Call the threadgroup_barrier function in your shader to force all threads in a threadgroup to reach that function call before allowing any threads to continue past it. Specify a flag parameter to determine how the GPU synchronizes memory operations that your shader previously submitted. For example, the following call prevents threads in a threadgroup from moving past the barrier until all device memory accesses from the threadgroup have completed.

threadgroup_barrier(mem_device);

If you only need to synchronize threads in a SIMD group, instead use the simdgroup_barrier function. The following call prevents threads in each SIMD group from moving past the barrier until all previous threadgroup memory accesses made by the SIMD group have completed.

simd_barrier(mem_threadgroup);

For more information, see section 6.8.1 of Metal Shading Language Specification.

Synchronize Concurrent Compute Dispatches

If you configure a MTLComputeCommandEncoder for concurrent dispatch, Metal doesn’t perform any automatic synchronization between commands that the encoder encodes. Apple family GPUs can aggressively execute commands at the same time, so if you aren’t correctly synchronizing commands, the GPU may run commands in the wrong order, which can corrupt memory or cause a fault.

For more information on how to synchronize concurrent commands, see memoryBarrier(_:).

Synchronize Untracked Heaps

When you use an untracked heap, Metal doesn’t track resource dependencies or synchronize commands that access resources on that heap. Apple family GPUs take advantage of this behavior to improve performance, so if you aren’t synchronizing commands correctly, the GPU may run commands in the wrong order, which can corrupt memory or cause a fault.

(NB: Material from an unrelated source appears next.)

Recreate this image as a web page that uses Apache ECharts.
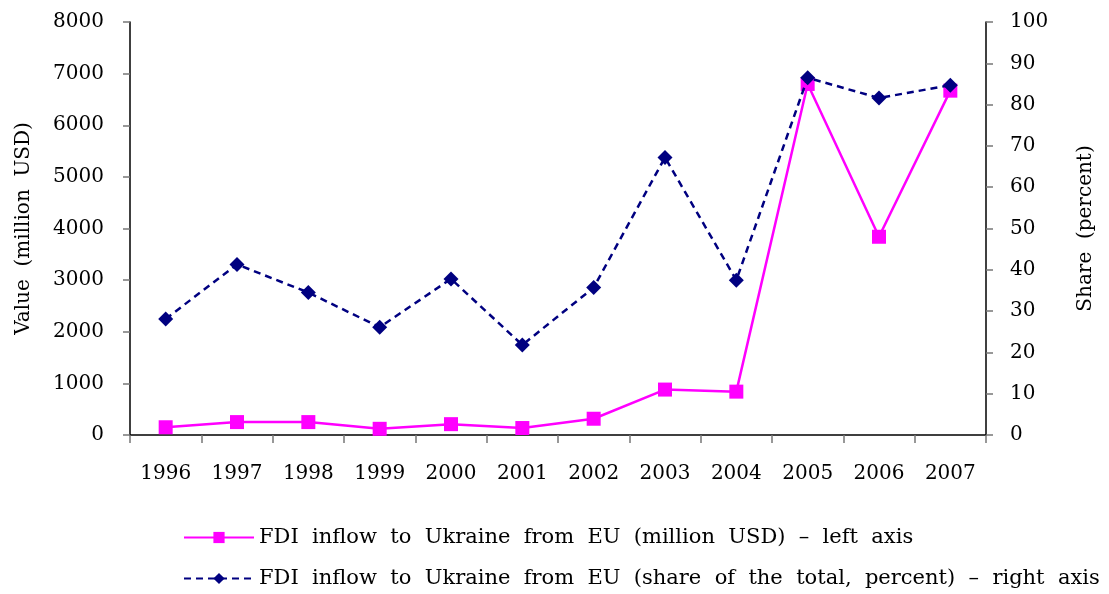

For more information on how to use heaps or fences to synchronize commands, see Resource synchronization.

Profile Your App

After you’ve got your app running correctly, profile and tune its performance for the Apple GPU.

When you design an app to run on Apple GPUs, it’s a good practice to do more work in each render pass. Small render passes that render just a few primitives can be inefficient because the GPU must repeatedly copy pixel data between tile memory and system memory. Coalesce multiple logical rendering passes into a single Metal rendering pass if a series of sequential render passes share a common set of render targets, so the GPU only needs to copy the data once.

Coalescing render passes is possible on Apple family GPUs where it might not on other GPUs, such as when writing a deferred renderer or when performing a series of post-processing effects to the same texture. In these cases, use programmable blending inside your fragment shaders to blend new pixel data with the current pixel data. The pixel data stays in tile memory until the end of the render pass. Apple GPUs also support tile shading to directly process pixel data stored in the tile using a compute shader that runs as part of a render pass. The combination of programmable blending and tile shading mean you can perform complex render operations while copying data between the GPU and system memory as little as possible.

For examples of these techniques, see Rendering a scene with deferred lighting in Objective-C and Rendering a scene with forward plus lighting using tile shaders.